Libby Jones just turned 25 years old and her life is a complete mystery, being found in a mansion with a rabbits foot in an empty room with just a crib and her as a 10 month old baby with 3 people murdered on the first floor. She is confused when that said mansion is left to her. Where are the siblings that she was told she had? Where did the other teens go that were with them?  Why were her parents murdered? Who was the other man with her parents? It is up to Libby to find out the strange history and missing details of her life. Will she find her answers? Will she ever know who she really is?  This book will help readers come to understand the whole store unraveled through past and present tense. There are times that I was disgusted by this book - how a family could go from normal, happy and rich then fall so far was a conundrum. In some ways I wanted to shake the living daylights out of the mistress of the mansion, in other ways I could see why she lost all perspective of what her life was becoming.
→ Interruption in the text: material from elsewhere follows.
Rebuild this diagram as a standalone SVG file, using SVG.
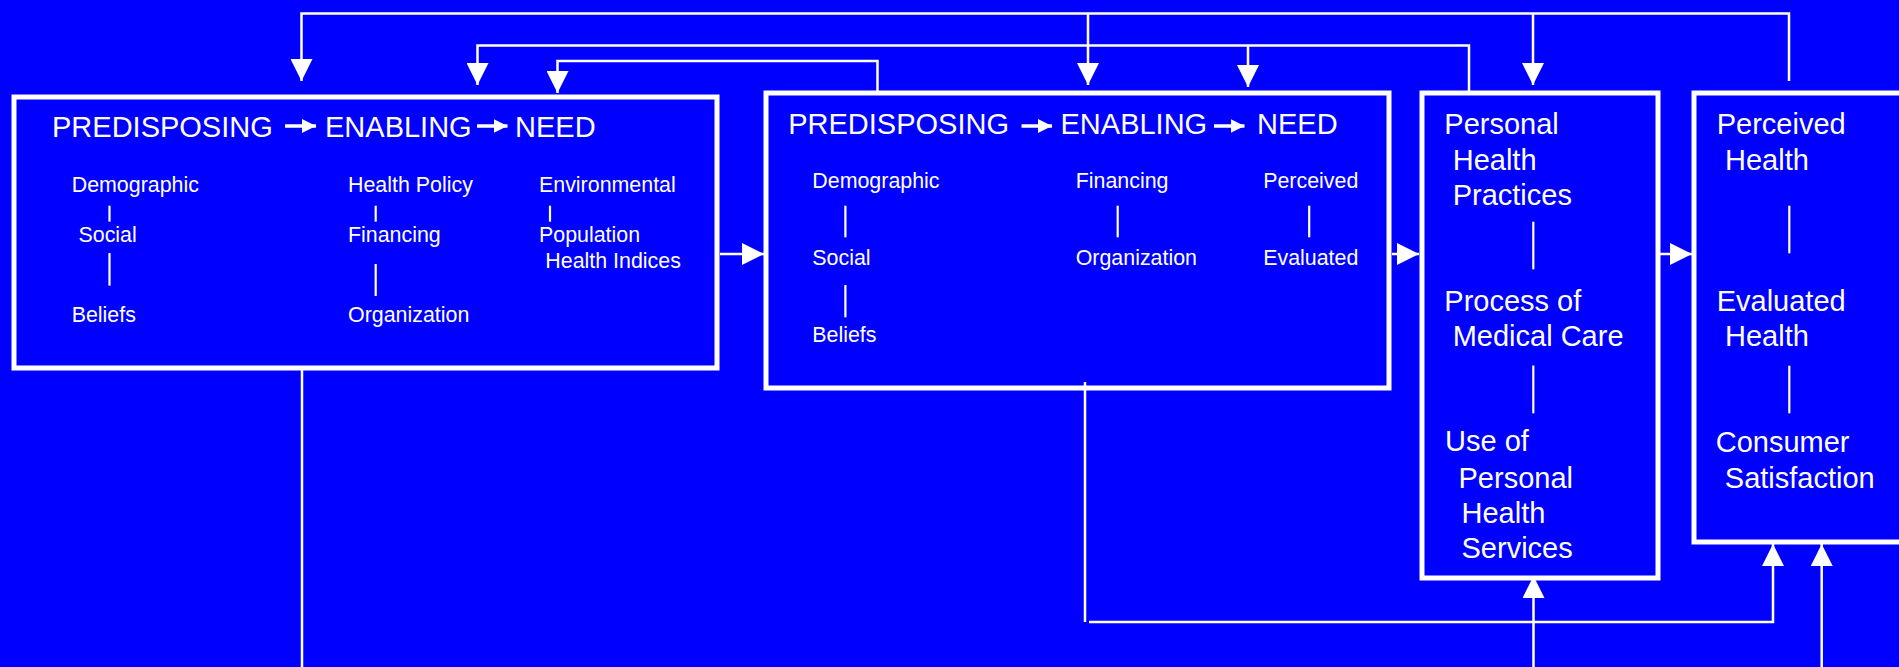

The telling of the story was full of wonderful quotes like the opening of this review. Ms. Jewell made me wander the stairs upstairs, out onto the roof and back into the house wandering the sad and lonely disjointed rooms of the children and down into the kitchen where the most living happened. Like the twists and turns I took through the house Ms. Jewell does the same with her characters. You never know who is the murder and who is the innocent until it slams you in the face like a locked door. It was like reading Amityville Horror meets the Branch Davidian's of Waco, Texas with the same creepy feelings and not sure what was going to come next. Thinking you want to know but then no sure you really do.

I enjoyed reading The Family Upstairs, felt like I needed to watch a Disney movie afterwards only because the suspense was so trying and seeped into my bones. The coming together of the story was smooth, imaginative and full of great description. My only complaint was the ending. It just felt like it didn't belong to the rest of the story. I don't really know however if it felt tied up and maybe that is as it should be.

Four Stars only for lack of connection to the ending. Rest of story is top notch.

I want to thank Netgalley and Atria Books for allowing me to read this advanced copy in lieu of my honest review.

Have you read this book? What did you think?